Other seasoned executives at IO Turbine include the company’s Executive Vice President of Engineering Sunil Joshi, whose experience covers a range of technologies including computer system architecture, large-scale private clouds, system and application software for enterprise environments, VLSI design, high-availability systems and networking. Prior to joining IO Turbine, he was a Senior Vice President at Sun Microsystems and held technical management positions at Advanced Micro Devices.
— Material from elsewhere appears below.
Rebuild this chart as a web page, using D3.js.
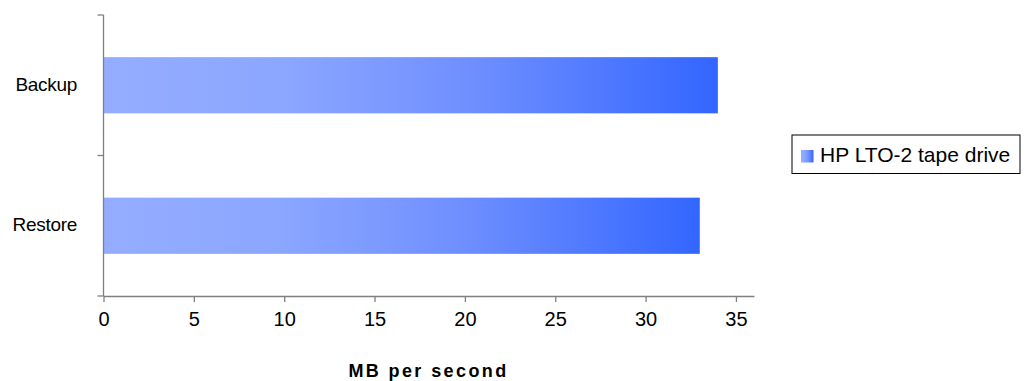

Bruce Clarke is IO Turbine’s Vice President of Technical Marketing and Support. A computer industry veteran with entrepreneurial experience, Clarke’s three-decade career also includes working with industry leaders such as EMC/Data Domain, where he was Director of Technical Marketing; NetApp and Sun Microsystems, among others.

Jay Phillips
is Vice President of Sales, having most recently served as Regional Director at Dell, leading SaaS/Cloud efforts. Phillips came to Dell through EqualLogic, one of Dell s most successful acquisitions, where he was regional Vice President of Sales, and has further sales experience with NetApp, Boston Scientific and PepsiCo.

"We are looking forward to officially introducing our game-changing solution to solve the biggest problem in virtualized computing I/O performance. Our goal is to empower organizations to virtualize more, faster," said Boberg. "We have assembled an unbeatable team of veterans from industry leaders like EMC, NetApp, Oracle, Sun Microsystems and VMware and I am proud to be part of this team and all the efforts made by them thus far."

Comments

More precisely there was two rounds of funding to get $7.75 million.

The first one was at $1.5 million from Andy Bechtolsheim and David Cheriton.

Bechtolsheim, 55, is an electrical engineer who co-founded Sun in 1982 and was its chief hardware designer.

Cheriton co-founded Granite Systems (acquired by Cisco Systems in 1996) with Bechtolsheim. He has been involved with Arastra (now Arista Networks), maker of 10GbE switches. He is also an investor in and advisory board member for Aster Data Systems.

The second round was at  $6.25 million, paid by Lightspeed Venture Partners with Merus Capital.

Based in San Jose, CA, IO Turbine has 25 employees and is not profitable at this time.

Its software-only solution to accelerate virtualization computing with flash, allowing to separate storage capacity requirements from I/Os performance requirements, is supposed be released in 3Q11 and will be sold directly to OEMs and through channel partners.